Beryl was always fun and took pleasure in every part of life. She was creative and talented. Gifts always came beautifully wrapped and each time her dining table was handsomely set.
In her latter years she could be seen frequently with a glass in one hand, a cigarette in the other and a Pekinese under her arm.
Beryl Elizabeth Reeves was born in 1923 in Rochester, Kent.
She spent her childhood years in the city where her father ran the family furniture business. She had a large extended family and spent many childhood holidays with cousins. From her original autobiographical notes 'She recalls vividly, as a child, being tied into a tree at cherry or plum picking time with a bushel basket suspended below, helping to pick the fruit for marketing and preserving.’
At the age of eleven she joined her sister at Lowther College, a boarding school in North Wales and later attended Mrs Hoster’s secretarial college in London.

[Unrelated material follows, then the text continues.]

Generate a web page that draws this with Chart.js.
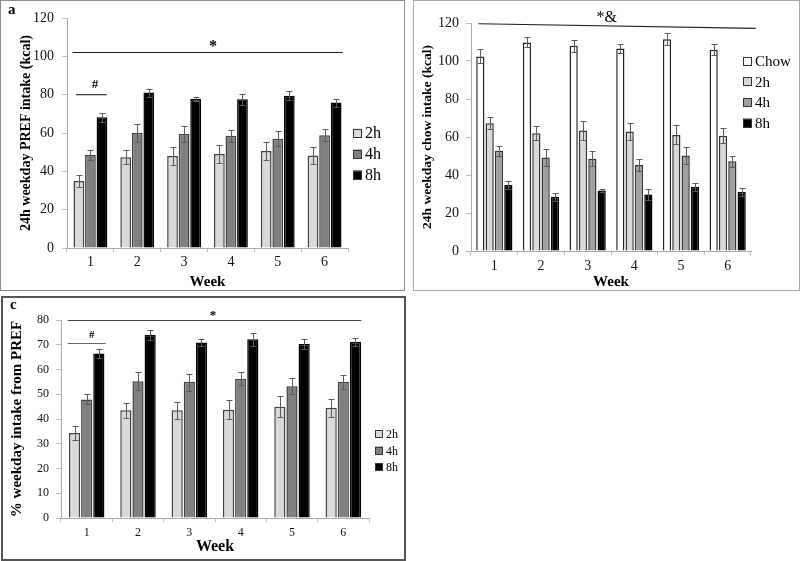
<!DOCTYPE html>
<html>
<head>
<meta charset="utf-8">
<script src="https://cdn.jsdelivr.net/npm/chart.js@4.4.1/dist/chart.umd.min.js"></script>
<style>
  body { margin: 0; background: #fff; width: 800px; height: 561px; position: relative; overflow: hidden; }
  canvas { position: absolute; }
  .frame { position: absolute; box-sizing: border-box; pointer-events: none; }
  .tag { position: absolute; font: bold 15px "Liberation Serif", serif; }
</style>
</head>
<body>
<canvas id="chartA" width="405" height="291" style="left:0;top:0"></canvas>
<canvas id="chartB" width="387" height="291" style="left:413px;top:0"></canvas>
<canvas id="chartC" width="406" height="264" style="left:0;top:297px"></canvas>
<div class="frame" style="left:0;top:0;width:405px;height:291px;border:1px solid #8c8c8c"></div>
<div class="frame" style="left:413px;top:0;width:387px;height:291px;border:1px solid #a8a8a8"></div>
<div class="frame" style="left:1px;top:296px;width:405px;height:265px;border:2px solid #555"></div>
<div class="tag" style="left:8px;top:1px">a</div>
<div class="tag" style="left:10px;top:296px">c</div>
<script>
// categories
const weeks = ['1', '2', '3', '4', '5', '6'];

// panel a: 24h weekday PREF intake (kcal)
const pref2h = [34.9, 47.3, 48.0, 49.0, 50.6, 48.3];
const pref2hErr = [3.0, 3.6, 4.8, 4.7, 4.9, 4.4];
const pref4h = [48.5, 60.0, 59.5, 58.6, 57.0, 58.8];
const pref4hErr = [2.6, 4.5, 4.0, 3.1, 3.8, 3.1];
const pref8h = [68.2, 81.1, 77.8, 77.6, 79.5, 75.9];
const pref8hErr = [2.3, 2.1, 1.2, 2.8, 2.3, 2.1];

// panel b: 24h weekday chow intake (kcal)
const chowChow = [102.4, 109.8, 108.0, 106.6, 111.5, 105.9];
const chowChowErr = [3.7, 2.6, 3.0, 2.3, 3.2, 3.0];
const chow2h = [67.3, 62.0, 63.4, 62.9, 61.1, 60.6];
const chow2hErr = [3.0, 3.6, 5.0, 4.6, 5.0, 3.9];
const chow4h = [52.7, 49.2, 48.5, 45.3, 50.2, 47.2];
const chow4hErr = [2.8, 4.5, 4.0, 3.2, 4.6, 3.0];
const chow8h = [34.7, 28.5, 31.9, 29.8, 33.7, 31.0];
const chow8hErr = [2.3, 2.0, 0.9, 3.0, 2.1, 2.1];

// panel c: % weekday intake from PREF
const pct2h = [34.3, 43.5, 43.5, 43.7, 45.0, 44.5];
const pct2hErr = [2.7, 3.1, 3.5, 3.8, 4.3, 3.5];
const pct4h = [47.9, 55.3, 54.9, 56.2, 53.2, 55.0];
const pct4hErr = [2.0, 3.7, 3.4, 2.6, 3.2, 2.8];
const pct8h = [66.5, 74.0, 70.9, 72.2, 70.3, 71.1];
const pct8hErr = [1.7, 1.9, 1.3, 2.6, 2.0, 1.7];

const serif = '"Liberation Serif", "Times New Roman", serif';

// whiskers for +/- SEM
const errorBars = {
    id: 'errorBars',
    afterDatasetsDraw(chart) {
        const ctx = chart.ctx;
        const ys = chart.scales.y;
        ctx.save();
        ctx.strokeStyle = '#5a5a5a';
        ctx.lineWidth = 1;
        chart.data.datasets.forEach((ds, i) => {
            chart.getDatasetMeta(i).data.forEach((bar, j) => {
                const v = ds.data[j], e = ds.errors[j];
                const top = Math.round(ys.getPixelForValue(v + e)) + 0.5;
                const bot = Math.round(ys.getPixelForValue(v - e)) + 0.5;
                const x = Math.round(bar.x) + 0.5;
                ctx.beginPath();
                ctx.moveTo(x, top); ctx.lineTo(x, bot);
                ctx.moveTo(x - 3, top); ctx.lineTo(x + 3, top);
                ctx.moveTo(x - 3, bot); ctx.lineTo(x + 3, bot);
                ctx.stroke();
            });
        });
        ctx.restore();
    }
};

// legend on the right, drawn from the dataset labels/colours
const sideLegend = {
    id: 'sideLegend',
    afterDraw(chart, args, o) {
        const ctx = chart.ctx;
        ctx.save();
        ctx.font = o.size + 'px ' + serif;
        ctx.textBaseline = 'middle';
        chart.data.datasets.forEach((ds, i) => {
            const cy = o.y + i * o.gap;
            ctx.fillStyle = ds.backgroundColor;
            ctx.fillRect(o.x, cy - o.box / 2, o.box, o.box);
            ctx.strokeStyle = '#333';
            ctx.lineWidth = 1;
            ctx.strokeRect(o.x + 0.5, Math.round(cy - o.box / 2) + 0.5, o.box - 1, o.box - 1);
            ctx.fillStyle = '#000';
            ctx.fillText(ds.label, o.x + o.box + 3, cy + 1);
        });
        ctx.restore();
    }
};

// significance lines with their symbols
const sigMarks = {
    id: 'sigMarks',
    afterDraw(chart, args, o) {
        const ctx = chart.ctx;
        const xs = chart.scales.x, ys = chart.scales.y;
        ctx.save();
        o.lines.forEach(l => {
            ctx.strokeStyle = l.color;
            ctx.lineWidth = 1.2;
            ctx.beginPath();
            ctx.moveTo(xs.getPixelForValue(l.x0), ys.getPixelForValue(l.y0));
            ctx.lineTo(xs.getPixelForValue(l.x1), ys.getPixelForValue(l.y1));
            ctx.stroke();
            const t = (l.tx - l.x0) / (l.x1 - l.x0);
            ctx.fillStyle = '#000';
            ctx.font = l.font + ' ' + serif;
            ctx.textAlign = 'center';
            ctx.textBaseline = 'alphabetic';
            ctx.fillText(l.text, xs.getPixelForValue(l.tx), ys.getPixelForValue(l.y0 + (l.y1 - l.y0) * t) - l.dy);
        });
        ctx.restore();
    }
};

function bars(label, data, errors, fill, border) {
    return { label, data, errors, backgroundColor: fill, borderColor: border, borderWidth: 1.5 };
}

function makePanel(id, p) {
    return new Chart(document.getElementById(id), {
        type: 'bar',
        data: { labels: weeks, datasets: p.datasets },
        options: {
            responsive: false,
            animation: false,
            events: [],
            categoryPercentage: p.catPct,
            barPercentage: p.barPct,
            layout: { padding: { left: 0, bottom: 0, top: p.area.top, right: p.W - p.area.right } },
            plugins: {
                legend: { display: false },
                tooltip: { enabled: false },
                sideLegend: p.legend,
                sigMarks: { lines: p.marks }
            },
            scales: {
                x: {
                    afterFit(s) { s.height = p.H - p.area.bottom; },
                    grid: { display: true, drawOnChartArea: false, tickLength: 4, color: '#bbb', offset: true },
                    border: { color: '#aaa' },
                    ticks: { color: '#111', padding: p.xPad, font: { family: serif, size: p.tick } },
                    title: { display: true, text: 'Week', color: '#000', padding: { top: 0, bottom: p.xTitleBottom },
                        font: { family: serif, size: p.xTitle, weight: 'bold' } }
                },
                y: {
                    min: 0, max: p.max,
                    afterFit(s) { s.width = p.area.left; },
                    grid: { display: true, drawOnChartArea: false, tickLength: 5, color: '#bbb' },
                    border: { color: '#aaa' },
                    ticks: { stepSize: p.step, color: '#111', padding: p.yPad, font: { family: serif, size: p.tick } },
                    title: { display: true, text: p.yLabel, color: '#000', padding: { top: p.yTitleTop, bottom: 0 },
                        font: { family: serif, size: p.yTitle, weight: 'bold' } }
                }
            }
        },
        plugins: [errorBars, sideLegend, sigMarks]
    });
}

makePanel('chartA', {
    W: 405, H: 291, area: { left: 67, right: 348, top: 18, bottom: 248 },
    max: 120, step: 20, tick: 14, yPad: 8, xPad: 2,
    yLabel: '24h weekday PREF intake (kcal)', yTitle: 14, yTitleTop: 18, xTitle: 15, xTitleBottom: 0,
    catPct: 0.74, barPct: 0.93,
    datasets: [
        bars('2h', pref2h, pref2hErr, '#d9d9d9', '#404040'),
        bars('4h', pref4h, pref4hErr, '#808080', '#404040'),
        bars('8h', pref8h, pref8hErr, '#000000', '#000000')
    ],
    legend: { x: 353, y: 133, gap: 21, box: 9, size: 16 },
    marks: [
        { x0: -0.38, x1: 5.39, y0: 102, y1: 102, tx: 2.62, text: '*', font: 'bold 16px', dy: 2, color: '#222' },
        { x0: -0.31, x1: 0.35, y0: 80, y1: 80, tx: 0.1, text: '#', font: 'bold 13px', dy: 7, color: '#333' }
    ]
});

makePanel('chartB', {
    W: 387, H: 291, area: { left: 58, right: 338, top: 23, bottom: 251 },
    max: 120, step: 20, tick: 14, yPad: 7, xPad: 3,
    yLabel: '24h weekday chow intake (kcal)', yTitle: 13.5, yTitleTop: 6, xTitle: 15, xTitleBottom: 0,
    catPct: 0.8, barPct: 0.88,
    datasets: [
        bars('Chow', chowChow, chowChowErr, '#ffffff', '#222222'),
        bars('2h', chow2h, chow2hErr, '#d9d9d9', '#333333'),
        bars('4h', chow4h, chow4hErr, '#a0a0a0', '#333333'),
        bars('8h', chow8h, chow8hErr, '#000000', '#000000')
    ],
    legend: { x: 330, y: 61, gap: 20.7, box: 9, size: 15 },
    marks: [
        { x0: -0.34, x1: 5.6, y0: 119.6, y1: 117.2, tx: 2.41, text: '*&', font: '16px', dy: 4, color: '#222' }
    ]
});

makePanel('chartC', {
    W: 406, H: 264, area: { left: 61, right: 369, top: 23, bottom: 221 },
    max: 80, step: 10, tick: 12, yPad: 7, xPad: 4,
    yLabel: '% weekday intake from PREF', yTitle: 15, yTitleTop: 8, xTitle: 16, xTitleBottom: 5,
    catPct: 0.71, barPct: 0.92,
    datasets: [
        bars('2h', pct2h, pct2hErr, '#d9d9d9', '#404040'),
        bars('4h', pct4h, pct4hErr, '#808080', '#404040'),
        bars('8h', pct8h, pct8hErr, '#000000', '#000000')
    ],
    legend: { x: 375, y: 137, gap: 16.5, box: 8, size: 12 },
    marks: [
        { x0: -0.37, x1: 5.35, y0: 79.8, y1: 79.8, tx: 2.46, text: '*', font: 'bold 13px', dy: 1, color: '#444' },
        { x0: -0.37, x1: 0.37, y0: 70.5, y1: 70.5, tx: 0.1, text: '#', font: 'bold 11px', dy: 6, color: '#666' }
    ]
});
</script>
</body>
</html>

In 1951, she moved to South Africa and worked for Massey Ferguson before becoming secretary to the pioneering obstetrician Dr Grantly Dick-Read whose work led to the founding of the National Childbirth Trust. At first he had been ridiculed by the medical profession for his views on natural childbirth. His step son Leigh Dick- Read recently wrote:
‘Your Auntie B, was one heck of a woman. My parents were persecuted. They were both autocratic and saintly at the same time .. one hell of a mixture. It took a special Miss Reeves to survive them AND be such a valuable facilitator of the work.’
She accompanied him and his family—Jessica his wife and two step sons and their nanny Sula—on a two year journey through southern Africa. Many of the interesting plights that the cavalcade encountered are set out in ‘No Time For Fear’ the publication written by Dick-Read. It must have been a huge revelation for a young woman in her twenties to take this role and poignant that she is only ever referred to as Miss Reeves in the book.
She returned to England with them and subsequently worked in a variety of jobs. For some years she helped run GC cars, a private car hire firm, entirely run and chauffeured by women and based in a Kensington mews.
During this time Beryl took it upon herself to look after her niece’s white rabbit while the family were on holiday. So it was that Tom Wood, on a visit to a friend in the flat above, spied a white rabbit playing with her Pekingese dog in the basement flat in Kensington and decided it was worthy of an introduction.
Beryl and Tom Wood moved to Cornwall in the early sixties and it was here that she wrote Let’s Preserve It.
Beryl Wood died in Launceston in 1979.